Wawira Njiru

Meet Wawira Njiru. In 2012, after returning home to Kenya from her overseas studies in Australia, she started feeding schoolchildren. A few years earlier, the government had made primary education free, but the schools had been unprepared for the influx - overnight, 1.3 million children entered the system. Many kids weren't getting a proper meal, and the lack of decent nutrition meant they were dropping out, making high school and university more unlikely.

Wawira decided to do something. She started small, using her own savings and some donations from friends. A local church let her set up a kitchen five minutes away from a school, so children could come during lunch time. 25 were identified, and she found some local volunteers to help with the cooking. Within a few months, they were feeding hundreds, and within a few years, thousands. Her organization Food for Education, is now capable of feeding 30,000 children per day.

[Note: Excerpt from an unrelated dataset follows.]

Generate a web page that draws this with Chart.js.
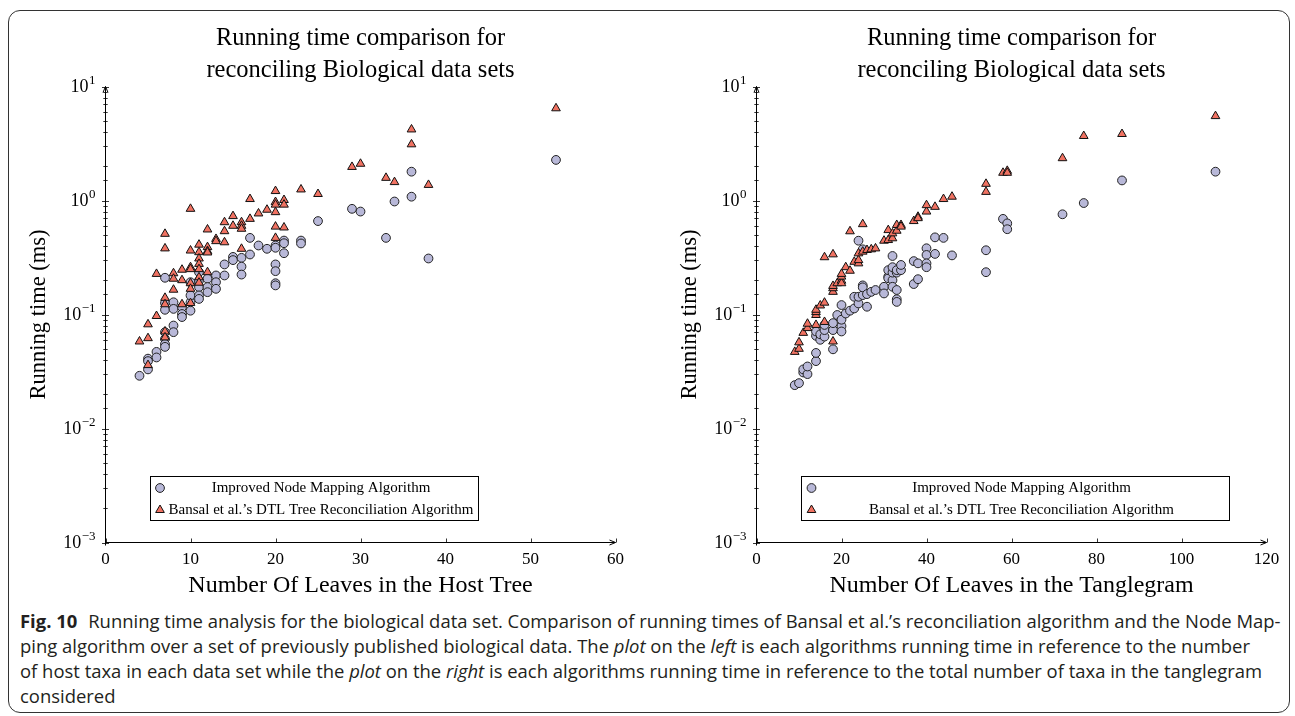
<!DOCTYPE html>
<html>
<head>
<meta charset="utf-8">
<script src="https://cdn.jsdelivr.net/npm/chart.js@4.4.1/dist/chart.umd.min.js"></script>
<style>
  html, body { margin: 0; padding: 0; background: #fff; }
  body { width: 1295px; height: 716px; position: relative; overflow: hidden; }
  #frame { position: absolute; left: 8px; top: 10px; width: 1282px; height: 703px;
           border: 1px solid #333; border-radius: 12px; box-sizing: border-box; }
  .plot { position: absolute; top: 0; width: 650px; height: 600px; }
  #leftWrap { left: 0; }
  #rightWrap { left: 650.5px; }
  #caption { position: absolute; left: 20px; top: 609px; font-family: 'Open Sans', sans-serif;
             font-size: 18px; line-height: 25px; color: #231f20; white-space: nowrap;
             transform-origin: 0 0; }
  #caption b { font-weight: 700; margin-right: 6px; }
</style>
</head>
<body>
<div id="frame"></div>
<div class="plot" id="leftWrap"><canvas id="leftChart" width="650" height="600"></canvas></div>
<div class="plot" id="rightWrap"><canvas id="rightChart" width="650" height="600"></canvas></div>
<div id="caption">
  <div><b>Fig. 10</b> Running time analysis for the biological data set. Comparison of running times of Bansal et al.’s reconciliation algorithm and the Node Map-</div>
  <div>ping algorithm over a set of previously published biological data. The <i>plot</i> on the <i>left</i> is each algorithms running time in reference to the number</div>
  <div id="capLine3">of host taxa in each data set while the <i>plot</i> on the <i>right</i> is each algorithms running time in reference to the total number of taxa in the tanglegram</div>
  <div>considered</div>
</div>

<script>
// ---- données : nombre de feuilles (x) et temps d'exécution en ms (y) ----
// graphique de gauche (arbre hôte)
const leftNodeX = [4, 5, 5, 5, 6, 6, 7, 7, 7, 7, 7, 7, 7, 8, 8, 8, 8, 9, 9, 9, 10, 10, 10, 10,
  11, 11, 11, 11, 11, 12, 12, 12, 13, 13, 13, 14, 14, 15, 15, 16, 16, 16, 17, 17, 18, 19,
  20, 20, 20, 20, 20, 20, 21, 21, 21, 23, 23, 25, 29, 30, 33, 34, 36, 36, 38, 53];
const leftNodeY = [0.029, 0.041, 0.039, 0.033, 0.047, 0.042, 0.070, 0.061, 0.055, 0.052, 0.21, 0.126, 0.11,
  0.128, 0.112, 0.080, 0.070, 0.116, 0.101, 0.095, 0.108, 0.128, 0.147, 0.192,
  0.235, 0.198, 0.174, 0.147, 0.137, 0.206, 0.174, 0.157, 0.22, 0.192, 0.168, 0.275, 0.22,
  0.32, 0.30, 0.314, 0.263, 0.224, 0.47, 0.336, 0.403, 0.377,
  0.403, 0.385, 0.275, 0.24, 0.188, 0.18, 0.445, 0.422, 0.345, 0.445, 0.42, 0.66, 0.845, 0.80,
  0.47, 0.98, 1.08, 1.79, 0.31, 2.27];
const leftDtlX = [4, 5, 5, 5, 6, 6, 7, 7, 7, 7, 7, 7, 8, 8, 8, 9, 9, 9, 10, 10, 10, 10, 10, 10, 10,
  11, 11, 11, 11, 11, 11, 11, 12, 12, 12, 12, 12, 13, 13, 14, 14, 14, 15, 15, 16, 16, 16, 16,
  17, 17, 18, 19, 20, 20, 20, 20, 20, 20, 21, 21, 21, 23, 25, 29, 30, 33, 34, 36, 36, 38, 53];
const leftDtlY = [0.058, 0.062, 0.082, 0.036, 0.097, 0.227, 0.51, 0.38, 0.14, 0.123, 0.071, 0.063,
  0.23, 0.206, 0.165, 0.247, 0.2, 0.123, 0.845, 0.364, 0.26, 0.25, 0.188, 0.168, 0.126,
  0.41, 0.352, 0.31, 0.278, 0.25, 0.212, 0.19, 0.557, 0.39, 0.36, 0.35, 0.235, 0.46, 0.44,
  0.645, 0.538, 0.43, 0.73, 0.6, 0.645, 0.6, 0.565, 0.377, 1.03, 0.69, 0.77, 0.83,
  1.21, 0.97, 0.92, 0.79, 0.59, 0.47, 1.01, 0.92, 0.58, 1.25, 1.14, 1.97, 2.1, 1.58, 1.45,
  4.2, 3.11, 1.37, 6.44];

// graphique de droite (tanglegram)
const rightNodeX = [9, 10, 11, 11, 12, 12, 14, 14, 14, 14, 15, 15, 16, 16, 16, 18, 18, 18, 19,
  20, 20, 20, 20, 21, 22, 23, 23, 24, 24, 24, 25, 25, 25, 25, 26, 26, 27, 28, 30, 30,
  31, 31, 31, 32, 32, 32, 32, 32, 33, 33, 33, 33, 33, 34, 34, 37, 37, 38, 38, 40, 40, 40, 40,
  42, 42, 44, 46, 54, 54, 58, 59, 59, 72, 77, 86, 108];
const rightNodeY = [0.024, 0.025, 0.031, 0.033, 0.030, 0.035, 0.039, 0.046, 0.065, 0.071, 0.060, 0.067,
  0.064, 0.073, 0.081, 0.0495, 0.073, 0.084, 0.099, 0.079, 0.071, 0.09, 0.121, 0.102, 0.108,
  0.113, 0.143, 0.125, 0.143, 0.444, 0.148, 0.18, 0.173, 0.373, 0.117, 0.151, 0.158, 0.164,
  0.175, 0.153, 0.215, 0.208, 0.245, 0.2, 0.233, 0.175, 0.26, 0.326, 0.164, 0.136, 0.129, 0.233, 0.245,
  0.245, 0.272, 0.185, 0.294, 0.204, 0.281, 0.381, 0.333, 0.281, 0.26, 0.475, 0.34, 0.47, 0.33,
  0.366, 0.235, 0.69, 0.63, 0.56, 0.757, 0.95, 1.5, 1.79];
const rightDtlX = [9, 10, 10, 11, 12, 12, 14, 14, 14, 14, 15, 16, 16, 16, 18, 18, 18, 18, 18, 19,
  20, 20, 20, 20, 21, 22, 22, 23, 24, 24, 24, 25, 25, 26, 27, 28, 30, 31, 31, 32, 32, 33, 33,
  34, 34, 37, 38, 38, 40, 40, 42, 44, 46, 54, 54, 58, 59, 59, 72, 77, 86, 108];
const rightDtlY = [0.047, 0.050, 0.057, 0.069, 0.076, 0.083, 0.081, 0.099, 0.105, 0.11, 0.12,
  0.127, 0.086, 0.318, 0.158, 0.17, 0.178, 0.058, 0.337, 0.188, 0.198, 0.188, 0.215, 0.227,
  0.26, 0.242, 0.537, 0.29, 0.281, 0.30, 0.344, 0.356, 0.62, 0.368, 0.373, 0.38, 0.444,
  0.45, 0.55, 0.466, 0.515, 0.543, 0.61, 0.61, 0.59, 0.66, 0.72, 0.70, 0.80, 0.91, 0.88,
  1.03, 1.08, 1.40, 1.19, 1.75, 1.82, 1.75, 2.35, 3.68, 3.83, 5.5];

// graduations
const yDecades = [-3, -2, -1, 0, 1];
const leftXTicks = [0, 10, 20, 30, 40, 50, 60];
const rightXTicks = [0, 20, 40, 60, 80, 100, 120];

const seriesLabels = ["Improved Node Mapping Algorithm", "Bansal et al.’s DTL Tree Reconciliation Algorithm"];
const chartTitle = ["Running time comparison for", "reconciling Biological data sets"];

const SERIF = "'Liberation Serif', 'DejaVu Serif', serif";
Chart.defaults.font.family = SERIF;
Chart.defaults.color = "#000";

// transforme deux tableaux en points {x, y}
function pts(xs, ys) {
  return xs.map((x, i) => ({ x: x, y: ys[i] }));
}

// dessine un marqueur (rond ou triangle)
function drawMarker(ctx, ds, x, y) {
  ctx.fillStyle = ds.backgroundColor;
  ctx.strokeStyle = ds.borderColor;
  ctx.lineWidth = ds.borderWidth;
  const r = ds.pointRadius;
  ctx.beginPath();
  if (ds.pointStyle === "triangle") {
    ctx.moveTo(x, y - r);
    ctx.lineTo(x + r * Math.sin(2 * Math.PI / 3), y - r * Math.cos(2 * Math.PI / 3));
    ctx.lineTo(x + r * Math.sin(4 * Math.PI / 3), y - r * Math.cos(4 * Math.PI / 3));
    ctx.closePath();
  } else {
    ctx.arc(x, y, r, 0, Math.PI * 2);
  }
  ctx.fill();
  ctx.stroke();
}

// axes avec flèches, graduations et étiquettes 10^n
const axesPlugin = {
  id: "axesPlugin",
  afterDraw(chart) {
    const { ctx, chartArea: a, scales } = chart;
    const x = scales.x, y = scales.y;
    ctx.save();
    ctx.strokeStyle = "#000";
    ctx.fillStyle = "#000";
    ctx.lineWidth = 1;
    ctx.beginPath();
    ctx.moveTo(a.left, a.bottom + 3);
    ctx.lineTo(a.left, a.top);
    ctx.moveTo(a.left, a.bottom);
    ctx.lineTo(a.right, a.bottom);
    ctx.stroke();
    // flèches
    ctx.beginPath();
    ctx.moveTo(a.left - 2.5, a.top + 6);
    ctx.lineTo(a.left, a.top);
    ctx.lineTo(a.left + 2.5, a.top + 6);
    ctx.moveTo(a.right - 6, a.bottom - 2.5);
    ctx.lineTo(a.right, a.bottom);
    ctx.lineTo(a.right - 6, a.bottom + 2.5);
    ctx.stroke();

    // graduations y
    ctx.lineWidth = 0.8;
    y.ticks.forEach((t) => {
      const lg = Math.log10(t.value);
      const major = Math.abs(lg - Math.round(lg)) < 1e-6;
      const py = Math.round(y.getPixelForValue(t.value)) + 0.5;
      const len = major ? 3.5 : 2.2;
      ctx.beginPath();
      ctx.moveTo(a.left - len, py);
      ctx.lineTo(a.left + len, py);
      ctx.stroke();
    });
    // graduations x
    x.ticks.forEach((t) => {
      const px = Math.round(x.getPixelForValue(t.value)) + 0.5;
      ctx.beginPath();
      ctx.moveTo(px, a.bottom - 4);
      ctx.lineTo(px, a.bottom);
      ctx.stroke();
    });

    // étiquettes 10^n
    yDecades.forEach((e) => {
      const py = y.getPixelForValue(Math.pow(10, e));
      const expStr = e < 0 ? "\u2212" + Math.abs(e) : String(e);
      const xr = a.left - 10;
      ctx.textAlign = "right";
      ctx.font = "13px " + SERIF;
      const w = ctx.measureText(expStr).width;
      ctx.textBaseline = "alphabetic";
      ctx.fillText(expStr, xr, py - 2.5);
      ctx.font = "18px " + SERIF;
      ctx.textBaseline = "middle";
      ctx.fillText("10", xr - w - 0.5, py + 1);
    });
    ctx.restore();
  }
};

// légende encadrée dans la zone du graphique
const boxLegend = {
  id: "boxLegend",
  afterDatasetsDraw(chart, args, opts) {
    const { ctx, chartArea } = chart;
    const x0 = chartArea.left + opts.dx;
    const y0 = chartArea.bottom - opts.dy - opts.h;
    ctx.save();
    ctx.fillStyle = "#fff";
    ctx.fillRect(x0, y0, opts.w, opts.h);
    ctx.strokeStyle = "#000";
    ctx.lineWidth = 1;
    ctx.strokeRect(Math.round(x0) + 0.5, Math.round(y0) + 0.5, opts.w, opts.h);
    chart.data.datasets.forEach((ds, i) => {
      const cy = y0 + opts.rowH * (i + 0.5) + 1;
      drawMarker(ctx, ds, x0 + opts.markerX, cy);
      ctx.fillStyle = "#000";
      ctx.font = opts.fontSize + "px " + SERIF;
      ctx.textAlign = "center";
      ctx.textBaseline = "middle";
      ctx.fillText(ds.label, x0 + opts.textCx, cy);
    });
    ctx.restore();
  }
};

function makeChart(canvasId, nodeX, nodeY, dtlX, dtlY, xTicks, xTitle, legendOpts) {
  const ctx = document.getElementById(canvasId).getContext("2d");
  return new Chart(ctx, {
    type: "scatter",
    data: {
      datasets: [
        {
          label: seriesLabels[0],
          data: pts(nodeX, nodeY),
          pointStyle: "circle",
          pointRadius: 4.4,
          backgroundColor: "rgb(184, 184, 216)",
          borderColor: "#222",
          borderWidth: 1,
          order: 1
        },
        {
          label: seriesLabels[1],
          data: pts(dtlX, dtlY),
          pointStyle: "triangle",
          pointRadius: 5,
          backgroundColor: "rgb(240, 114, 98)",
          borderColor: "#111",
          borderWidth: 1,
          order: 0
        }
      ]
    },
    options: {
      responsive: false,
      animation: false,
      events: [],
      layout: { padding: { left: 0, right: 34.5, top: 0, bottom: 0 } },
      plugins: {
        legend: { display: false },
        tooltip: { enabled: false },
        title: {
          display: true,
          fullSize: false,
          text: chartTitle,
          font: { size: 24.5, weight: "normal", lineHeight: 1.3 },
          padding: { top: 22.8, bottom: 0 },
          color: "#000"
        },
        boxLegend: legendOpts
      },
      scales: {
        x: {
          type: "linear",
          min: xTicks[0],
          max: xTicks[xTicks.length - 1],
          afterBuildTicks: (scale) => { scale.ticks = xTicks.map((v) => ({ value: v })); },
          ticks: { font: { size: 17 }, color: "#000", padding: 7, maxRotation: 0 },
          grid: { display: false, drawTicks: false },
          border: { display: false },
          title: { display: true, text: xTitle, font: { size: 24 }, color: "#000", padding: { top: 0, bottom: 0 } },
          afterFit: (scale) => { scale.height = 57.5; }
        },
        y: {
          type: "logarithmic",
          min: 0.001,
          max: 10,
          ticks: { display: false, autoSkip: false },
          grid: { display: false, drawTicks: false },
          border: { display: false },
          title: { display: true, text: "Running time (ms)", font: { size: 22.5 }, color: "#000", padding: { top: 26, bottom: 0 } },
          afterFit: (scale) => { scale.width = 105.5; }
        }
      }
    },
    plugins: [axesPlugin, boxLegend]
  });
}

makeChart("leftChart", leftNodeX, leftNodeY, leftDtlX, leftDtlY, leftXTicks,
  "Number Of Leaves in the Host Tree",
  { dx: 44.5, dy: 22.5, w: 328, h: 44, rowH: 22, markerX: 10, textCx: 171, fontSize: 15 });

makeChart("rightChart", rightNodeX, rightNodeY, rightDtlX, rightDtlY, rightXTicks,
  "Number Of Leaves in the Tanglegram",
  { dx: 44, dy: 22.5, w: 428, h: 44, rowH: 22, markerX: 11, textCx: 221, fontSize: 15 });

// ajuste la largeur de la légende de la figure
const cap = document.getElementById("caption");
const line3 = document.getElementById("capLine3");
const range = document.createRange();
range.selectNodeContents(line3);
const textW = range.getBoundingClientRect().width;
cap.style.transform = "scaleX(" + (1242 / textW) + ")";
</script>
</body>
</html>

Every week day, the kitchen loads up a truck with vats of cooked rice, beans, grains, legumes, and vegetables, which makes the rounds to different partnering schools to deliver lunch. The kids pay 15 cents each - a heavily subsidised amount - to get a nutritious bowl of food that accounts for 40% of their daily nutrients. Wawira and her team have delivered over a million meals since she first started out.

“This is not something that’s nice to do,” she says. “It’s necessary to do.”